The First Monk to Study Journalism at the Department of Media and Communication
- Him Imrorn
- September 12, 2020 5:50 AM
Venerable Mao Dina, having been part of the monkhood since he was 9 years old, is now a freshman at both the Department of Media and Communication and the Department of International Studies’ Institute of Foreign Languages.
Him Imrorn: Not many monks in Cambodia choose to study journalism, but why did you buck the trend of other monks to opt for this major?
Mao Dina: My decision has a clear reasoning. I myself might be a little bit different from others since when I was a child, I like reading books and doing exercises outside the class’ arranged contents. Actually, I can return to my previous major at Royal University of Law and Economics, but since I have a clear goal of getting a scholarship to pursue my higher education abroad—I have decided to look for a place that can equip me with broader qualities and opportunities. I have admired the Department of Media and Communication (DMC), with its program being substantially conducted in English and related to the issues of governance and political science.
Him Imrorn: So what’s your motivation for getting into media?
Mao Dina: It is my instinctive decision that I have had since I was a child. My decision is basically based on logical reasons through reading and researching. Honestly, I am new to DMC. I just started learn about it at the time when I was studying a bridging course at the Institute of Foreign Languages. I have met a lot of outstanding students who introduced me to DMC. Most importantly, there was an inspirational and brilliant teacher, Khan Chenda, who is a former DMC student. This pushed me to make the decision.
Him Imrorn: It would be hard for you specifically as a monk to pursuing a journalism degree which has many hand-on requirements. Would you share with us the most arduous challenges you have encountered so far and how you dealt with them?
Mao Dina: The biggest challenge to study here [at the DMC] is English proficiency and financial support. Since I have just learnt English intensively for some two years, I still have problems with my writing and speaking skills. Moreover, as you may know that there were some restrictions for monks when it comes to using vehicles to travel by themselves, so other monks and I are facing this problem. We have to spend more budget on transportation and meals, even though we have no problem with accommodation. In this case, it is not a big deal for those who have parents to support them, while those who do not have parents to support like me receive financial support from donation only.

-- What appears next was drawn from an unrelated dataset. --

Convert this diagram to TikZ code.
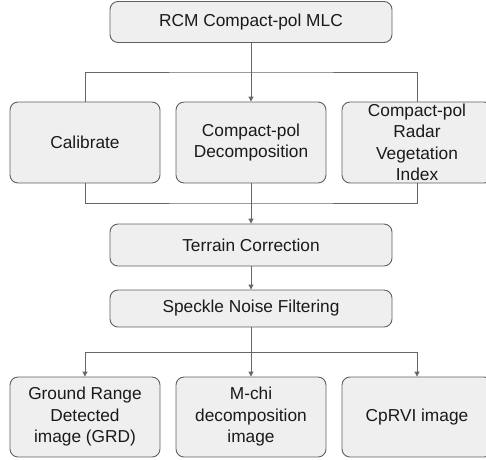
\documentclass[tikz,border=0pt]{standalone}
\usepackage{fontspec}
\setmainfont{Liberation Sans}
\usetikzlibrary{arrows.meta}
\definecolor{boxfill}{HTML}{EFEFEF}
\definecolor{boxline}{HTML}{5F5F5F}
\definecolor{conn}{HTML}{666666}
\definecolor{txt}{HTML}{1A1A1A}
\begin{document}
\begin{tikzpicture}[x=1pt,y=-1pt,
  box/.style={draw=boxline,fill=boxfill,line width=0.9pt,rounded corners=8pt,
    align=center,inner sep=0pt,text=txt,
    font=\fontsize{17.3}{21.5}\selectfont},
  wide/.style={box,minimum width=282pt},
  tall/.style={box,minimum width=150pt,minimum height=81pt},
  link/.style={draw=conn,line width=1pt},
  arr/.style={link,-{Triangle[length=5pt,width=5pt]}}]
\clip (0,0) rectangle (486,459);
\useasboundingbox (0,0) rectangle (486,459);

\node[wide,minimum height=41pt] (top) at (251,22) {RCM Compact-pol MLC};

\node[tall] (cal) at (85,142.5) {Calibrate};
\node[tall] (dec) at (251,142.5) {Compact-pol\\Decomposition};
\node[tall] (rvi) at (417,142.5) {\fontsize{17.3}{17.6}\selectfont Compact-pol\\Radar\\Vegetation\\Index};

\node[wide,minimum height=42pt] (ter) at (251,245) {Terrain Correction};
\node[wide,minimum height=37pt] (spk) at (251,308.5) {Speckle Noise Filtering};

\node[tall,minimum height=80pt] (grd) at (85,417) {Ground Range\\Detected\\image (GRD)};
\node[tall,minimum height=80pt] (mchi) at (251,417) {M-chi\\decomposition\\image};
\node[tall,minimum height=80pt] (cpr) at (417,417) {CpRVI image};

\coordinate (s1) at (251,72);
\coordinate (j1) at (251,203);
\coordinate (s2) at (251,352);

% top to middle row
\draw[arr] (top.south) -- (dec.north);
\draw[link] (cal.north) |- (s1) -| (rvi.north);

% middle row to terrain
\draw[link] (cal.south) |- (j1) -| (rvi.south);
\draw[link] (dec.south) -- (j1);
\draw[arr] (j1) -- (ter.north);

\draw[arr] (ter.south) -- (spk.north);

% speckle to outputs
\draw[link] (spk.south) -- (s2);
\draw[arr] (s2) -| (grd.north);
\draw[arr] (s2) -- (mchi.north);
\draw[arr] (s2) -| (cpr.north);
\end{tikzpicture}
\end{document}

I believe that my language problems will be dealt with sooner rather than later—I am now devoting more time to writing and speaking, mostly practicing with friends. Also, I have some friends who live and study abroad who help me and share with me the tips. So, I have made huge improvements lately.
Moreover, as far as the financial problems for monks studying is concerned, I strongly believe that there will be solutions. Most importantly, I want to emphasize that patience and commitment are needed for all problems. To me, I had also tried my best to find a scholarship to support my school tuition fees, as well as daily expenses besides receiving donations.
Him Imrorn: The DMC famously prepares students for many fields of work—how do you see it shaping your career for the future?
Mao Dina: As far as my future career is concerned, I am interested in both journalism and communication fields since I have been expecting to be an editor of a media outlet, a public speaker or a political analyst. It is because one of the purposes of my life is to benefit our society by sharing my knowledge in a scientific approach, which most monks especially, lack.
Him Imrorn: What is your message to encourage other monks to choose this major?
Mao Dina: Yes, I would encourage all students, especially the monks to pursue this major. Also, I will be their facilitator—ideas and resources, if they need my help. Moreover, I have to say that the knowledge from Buddhism could help us a lot in this field as we are well-rounded with some terminologies that others might not know.
Finally, if you want to successfully become a DMC student, you have to be well-prepared with the English language proficiency as well as insightful in general knowledge, which can be gained by reading books and listening to the radio. Last but certainly not least, as a DMC student you need to have clear observations of human stories and good communication with others.